I tested a few variants, and the below example, which includes the above suggestions, runs on my old-ish machine in ~15 minutes. This is slower than Stan for this example, but within the same order of magnitude.
using CSV, TuringModels, DataFrames, Turing, LinearAlgebra, Random, ReverseDiff, Memoization
Turing.setadbackend(:reversediff)
Turing.setrdcache(true)
data_path = joinpath(TuringModels.project_root, "data", "chimpanzees.csv");
df = CSV.read(data_path, DataFrame; delim=';');
df.block_id = df.block;
df.treatment = 1 .+ df.prosoc_left .+ 2*df.condition;
quad_form_diag(M, v) = Symmetric((v .* v') .* (M .+ M') ./ 2)
@model function gdemo(actor, block, treatment, pulled_left)
σ_block ~ filldist(Exponential(1), 4)
σ_actor ~ filldist(Exponential(1), 4)
ρ_block ~ LKJ(4, 4)
ρ_actor ~ LKJ(4, 4)
g ~ MvNormal(4, 1)
Σ_block = quad_form_diag(ρ_block, σ_block)
Σ_actor = quad_form_diag(ρ_actor, σ_actor)

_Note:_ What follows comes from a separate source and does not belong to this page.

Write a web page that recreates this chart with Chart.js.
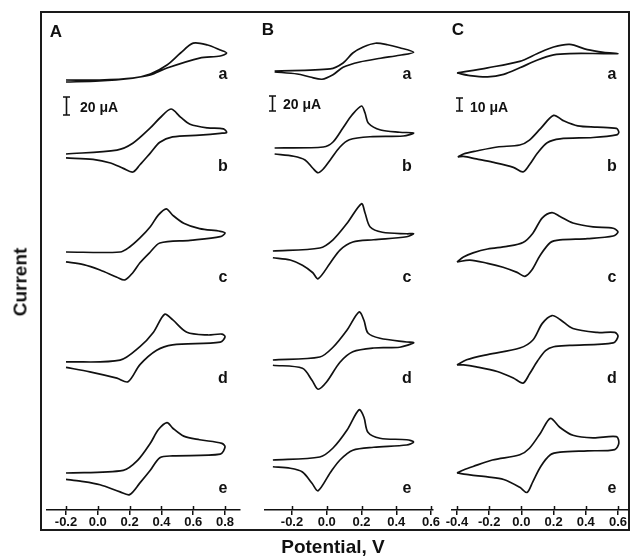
<!DOCTYPE html>
<html><head><meta charset="utf-8">
<script src="https://cdn.jsdelivr.net/npm/chart.js@4/dist/chart.umd.min.js"></script>
<style>
html,body{margin:0;padding:0;background:#fff;}
#wrap{position:relative;width:630px;height:560px;overflow:hidden;font-family:"Liberation Sans",Arial,sans-serif;color:#111;}
canvas{position:absolute;top:0;}
#frame{position:absolute;left:40px;top:11px;width:590px;height:520px;border:2px solid #1a1a1a;box-sizing:border-box;}
.t{position:absolute;font-weight:bold;white-space:nowrap;line-height:1;transform:translate(-50%,-50%);z-index:5;}
.l{position:absolute;font-weight:bold;white-space:nowrap;line-height:1;transform:translate(0,-50%);z-index:5;}
</style></head>
<body><div id="wrap">
<div id="frame"></div>
<canvas id="cA" width="243" height="560" style="left:22px"></canvas>
<canvas id="cB" width="218" height="560" style="left:240px"></canvas>
<canvas id="cC" width="226" height="560" style="left:427px"></canvas>
<div class="t" style="left:20px;top:282px;font-size:19px;transform:translate(-50%,-50%) rotate(-90deg);">Current</div>
<div class="t" style="left:333px;top:546px;font-size:19px;">Potential, V</div>
<div class="t" style="left:56px;top:31px;font-size:17px;">A</div>
<div class="t" style="left:268px;top:29px;font-size:17px;">B</div>
<div class="t" style="left:458px;top:29px;font-size:17px;">C</div>
<div class="l" style="left:80px;top:107px;font-size:14px;">20 μA</div>
<div class="l" style="left:283px;top:104px;font-size:14px;">20 μA</div>
<div class="l" style="left:470px;top:107px;font-size:14px;">10 μA</div>
<div id="rowlabels"></div>
</div>
<script>
// ---- tick labels (V) ----
const ticksA = [-0.2, 0.0, 0.2, 0.4, 0.6, 0.8];
const ticksB = [-0.2, 0.0, 0.2, 0.4, 0.6];
const ticksC = [-0.4, -0.2, 0.0, 0.2, 0.4, 0.6];
const rowNames = ['a', 'b', 'c', 'd', 'e'];

// ---- Panel A curves: potential (V) and current (uA) ----
const E_Aa = [-0.2, 0.01, 0.22, 0.33, 0.435, 0.52, 0.6, 0.69, 0.77, 0.81, 0.77, 0.64, 0.435, 0.33, 0.22, 0.01, -0.2];
const I_Aa = [0, 0, 2.2, 6.7, 16.7, 30, 41, 38.9, 33.3, 30, 26.7, 24.4, 13.3, 5.6, 2.2, -1.1, -2.2];
const E_Ab = [-0.2, 0.12, 0.22, 0.33, 0.39, 0.46, 0.52, 0.58, 0.69, 0.79, 0.81, 0.77, 0.64, 0.47, 0.39, 0.33, 0.265, 0.22, 0.16, 0.08, -0.03, -0.2];
const I_Ab = [0, 4.4, 12, 29, 40, 50, 41, 33, 29, 28, 24, 23, 21, 19, 13, 1, -12, -20, -16, -10, -6, -4.4];
const E_Ac = [-0.2, 0.14, 0.2, 0.265, 0.33, 0.38, 0.43, 0.47, 0.54, 0.64, 0.77, 0.8, 0.77, 0.58, 0.39, 0.33, 0.265, 0.22, 0.17, 0.12, 0.014, -0.09, -0.2];
const I_Ac = [0, 0, 5.6, 15.6, 28, 41, 48, 41, 32, 26, 23, 21, 17, 13, 10, 0, -12, -23, -31, -28, -20, -14, -11];
const E_Ad = [-0.2, 0.14, 0.265, 0.35, 0.42, 0.47, 0.56, 0.69, 0.78, 0.8, 0.77, 0.47, 0.37, 0.265, 0.19, 0.12, -0.05, -0.2];
const I_Ad = [0, 2, 17, 33, 53, 47, 33, 30, 31, 28, 22, 19, 13, -3, -22, -18, -11, -6];
const E_Ae = [-0.2, 0.16, 0.25, 0.33, 0.38, 0.435, 0.47, 0.54, 0.64, 0.78, 0.8, 0.77, 0.47, 0.39, 0.33, 0.265, 0.2, 0.14, 0.014, -0.11, -0.2];
const I_Ae = [0, 3, 14, 33, 48, 56, 50, 41, 37, 33, 29, 21, 19, 17, 3, -11, -24, -21, -13, -9, -7];

// ---- Panel B curves ----
const E_Ba = [-0.3, 0.02, 0.094, 0.15, 0.21, 0.28, 0.35, 0.42, 0.5, 0.42, 0.31, 0.19, 0.094, 0.036, -0.027, -0.096, -0.17, -0.3];
const I_Ba = [0, 2.7, 10.7, 24, 32, 37, 35, 31, 25, 21, 17, 12, 5, -5, -11, -8, -4, -1.3];
const E_Bb = [-0.3, -0.02, 0.036, 0.094, 0.145, 0.2, 0.22, 0.24, 0.31, 0.42, 0.5, 0.44, 0.25, 0.13, 0.076, 0.02, -0.02, -0.05, -0.08, -0.125, -0.19, -0.3];
const I_Bb = [0, 1.3, 8, 27, 44, 56, 47, 33, 24, 21, 20, 16, 15, 11, 1.3, -16, -28, -33, -27, -16, -11, -8];
const E_Bc = [-0.31, -0.04, 0.036, 0.117, 0.2, 0.22, 0.25, 0.32, 0.46, 0.5, 0.46, 0.27, 0.15, 0.076, 0.02, -0.05, -0.08, -0.14, -0.21, -0.31];
const I_Bc = [0, 4, 15, 37, 63, 51, 32, 25, 23, 23, 19, 15, 12, 1.3, -16, -37, -29, -19, -12, -9];
const E_Bd = [-0.31, -0.04, 0.036, 0.117, 0.186, 0.214, 0.237, 0.306, 0.46, 0.5, 0.42, 0.27, 0.15, 0.076, 0.0, -0.05, -0.085, -0.14, -0.31];
const I_Bd = [0, 4, 17, 40, 64, 53, 36, 29, 24, 23, 17, 16, 11, -3, -29, -39, -27, -11, -7];
const E_Be = [-0.31, -0.04, 0.036, 0.117, 0.186, 0.214, 0.237, 0.306, 0.46, 0.5, 0.46, 0.27, 0.15, 0.076, 0.02, -0.05, -0.085, -0.14, -0.21, -0.31];
const I_Be = [0, 4, 16, 40, 67, 57, 37, 29, 27, 24, 20, 17, 13, 0, -17, -41, -31, -16, -11, -9];

// ---- Panel C curves ----
const E_Ca = [-0.4, -0.21, -0.01, 0.1, 0.2, 0.3, 0.41, 0.51, 0.6, 0.51, 0.3, 0.2, 0.1, -0.01, -0.11, -0.21, -0.32, -0.4];
const I_Ca = [0, 4, 9, 15, 20, 22, 18, 16, 15, 15, 15, 14, 10, 4, -1, -3, -2, 0];
const E_Cb = [-0.395, -0.36, -0.28, -0.15, -0.01, 0.05, 0.12, 0.2, 0.26, 0.35, 0.47, 0.59, 0.605, 0.59, 0.445, 0.24, 0.16, 0.1, 0.05, 0.01, -0.05, -0.18, -0.28, -0.36, -0.395];
const I_Cb = [0, 2.3, 4.6, 7.7, 9.2, 13, 22, 32, 28, 24, 23, 22, 19, 17, 15, 14, 11, 3, -6, -11.5, -8, -4, -1.5, 0.5, 0];
const E_Cc = [-0.4, -0.36, -0.3, -0.21, -0.09, 0.01, 0.07, 0.13, 0.19, 0.24, 0.32, 0.445, 0.57, 0.6, 0.57, 0.41, 0.24, 0.18, 0.116, 0.066, 0.022, -0.027, -0.114, -0.21, -0.32, -0.4];
const I_Cc = [0, 3.8, 7, 10, 12, 15, 22, 34, 38, 35, 30, 27, 26, 23, 20, 18, 17, 15, 5, -6, -11, -8, -4, -1, 1.5, 0];
const E_Cd = [-0.4, -0.34, -0.21, -0.01, 0.07, 0.13, 0.19, 0.24, 0.32, 0.47, 0.58, 0.6, 0.57, 0.3, 0.2, 0.15, 0.1, 0.05, 0.01, -0.05, -0.15, -0.28, -0.36, -0.4];
const I_Cd = [0, 4, 8, 13, 19, 32, 38, 35, 28, 25, 25, 22, 17, 15, 14, 11, 3, -7, -14, -10, -5, -1.5, 0, 0];
const E_Ce = [-0.4, -0.36, -0.3, -0.18, -0.01, 0.05, 0.12, 0.18, 0.24, 0.32, 0.445, 0.59, 0.605, 0.58, 0.41, 0.24, 0.18, 0.12, 0.07, 0.035, -0.01, -0.11, -0.21, -0.32, -0.4];
const I_Ce = [0, 2.3, 5, 10, 14, 19, 31, 42, 35, 29, 27, 28, 23, 18, 17, 16, 14, 5, -7, -15, -11, -5, -3, -1.5, 0];

// ---- per-row current ranges (uA) for the stacked row axes ----
const yMinA = [-42.2, -68.9, -68.9, -55.6, -41.1];
const yMaxA = [66.7, 40, 40, 53.3, 67.8];
const yMinB = [-62.7, -90.7, -84, -69.3, -66.7];
const yMaxB = [68, 40, 46.7, 61.3, 64];
const yMinC = [-34.6, -45.4, -40, -36.2, -28.5];
const yMaxC = [40.8, 30, 35.4, 39.2, 46.9];

const INK = '#111';

const tickCross = {
  id: 'tickCross',
  afterDraw(chart) {
    const xs = chart.scales.x, ctx = chart.ctx;
    ctx.save(); ctx.strokeStyle = INK; ctx.lineWidth = 1.5;
    xs.ticks.forEach((t, i) => {
      const px = Math.round(xs.getPixelForTick(i)) + 0.5;
      ctx.beginPath(); ctx.moveTo(px, xs.top - 4); ctx.lineTo(px, xs.top); ctx.stroke();
    });
    ctx.restore();
  }
};
const scaleBar = {
  id: 'scaleBar',
  afterDraw(chart, args, o) {
    const ys = chart.scales[o.axis], xs = chart.scales.x, ctx = chart.ctx;
    const len = Math.abs(ys.getPixelForValue(0) - ys.getPixelForValue(o.value));
    const x = Math.round(xs.getPixelForValue(o.atE)) + 0.5;
    const yb = o.bottom, yt = o.bottom - len;
    ctx.save(); ctx.strokeStyle = INK; ctx.lineWidth = 1.6;
    ctx.beginPath();
    ctx.moveTo(x, yt); ctx.lineTo(x, yb);
    ctx.moveTo(x - 3.5, yt); ctx.lineTo(x + 3.5, yt);
    ctx.moveTo(x - 3.5, yb); ctx.lineTo(x + 3.5, yb);
    ctx.stroke(); ctx.restore();
  }
};

function build(id, xMin, xMax, ticks, curves, yMin, yMax, bar) {
  const datasets = curves.map((c, r) => ({
    data: c[0].map((e, i) => ({x: e, y: c[1][i]})),
    yAxisID: 'y' + r, showLine: true, borderColor: INK, borderWidth: 1.7,
    pointRadius: 0, tension: 0.3, clip: false, fill: false
  }));
  const scales = {
    x: {
      type: 'linear', position: 'bottom', min: xMin, max: xMax,
      afterBuildTicks: s => { s.ticks = ticks.map(v => ({value: v})); },
      afterFit: s => { s.height = 30; s.paddingLeft = 0; s.paddingRight = 0; },
      ticks: {callback: v => Number(v).toFixed(1), color: INK, padding: 0, maxRotation: 0, autoSkip: false,
              font: {family: '"Liberation Sans", Arial, sans-serif', size: 13, weight: 'bold'}},
      grid: {drawOnChartArea: false, tickLength: 5, color: INK, lineWidth: 1.5},
      border: {color: INK, width: 1.5}
    }
  };
  for (let r = 0; r < 5; r++) {
    scales['y' + r] = {type: 'linear', display: false, position: 'left', stack: 'rows', stackWeight: 1,
                       weight: 5 - r, min: yMin[r], max: yMax[r]};
  }
  new Chart(document.getElementById(id), {
    type: 'scatter',
    data: {datasets},
    options: {
      responsive: false, animation: false, events: [],
      layout: {padding: {left: 25, right: 25, top: 20, bottom: 20}},
      plugins: {legend: {display: false}, tooltip: {enabled: false}, scaleBar: bar},
      scales
    },
    plugins: [tickCross, scaleBar]
  });
}

build('cA', -0.3195, 0.894, ticksA,
  [[E_Aa, I_Aa], [E_Ab, I_Ab], [E_Ac, I_Ac], [E_Ad, I_Ad], [E_Ae, I_Ae]], yMinA, yMaxA,
  {axis: 'y0', value: 20, atE: -0.2, bottom: 115});
build('cB', -0.3554, 0.6115, ticksB,
  [[E_Ba, I_Ba], [E_Bb, I_Bb], [E_Bc, I_Bc], [E_Bd, I_Bd], [E_Be, I_Be]], yMinB, yMaxB,
  {axis: 'y0', value: 20, atE: -0.315, bottom: 111});
build('cC', -0.431, 0.662, ticksC,
  [[E_Ca, I_Ca], [E_Cb, I_Cb], [E_Cc, I_Cc], [E_Cd, I_Cd], [E_Ce, I_Ce]], yMinC, yMaxC,
  {axis: 'y0', value: 10, atE: -0.388, bottom: 111});

// row letters
const colX = [223, 407, 612];
const rowY = [74, 166, 277, 378, 488];
const holder = document.getElementById('rowlabels');
colX.forEach(x => rowNames.forEach((n, r) => {
  const d = document.createElement('div');
  d.className = 't'; d.style.left = x + 'px'; d.style.top = rowY[r] + 'px'; d.style.fontSize = '16px';
  d.textContent = n; holder.appendChild(d);
}));
</script>
</body></html>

β ~ filldist(MvNormal(Σ_block), 6)
α ~ filldist(MvNormal(Σ_actor), 7)
logit_p = broadcast(treatment, actor, block) do t, a, b
return @inbounds g[t] + α[t, a] + β[t, b]
end
pulled_left .~ BinomialLogit.(1, logit_p)
end
rng = MersenneTwister(3702)
@time chns = sample(
rng,
gdemo(df.actor, df.block_id, df.treatment, df.pulled_left),
NUTS(1_000, 0.9),
1_000
);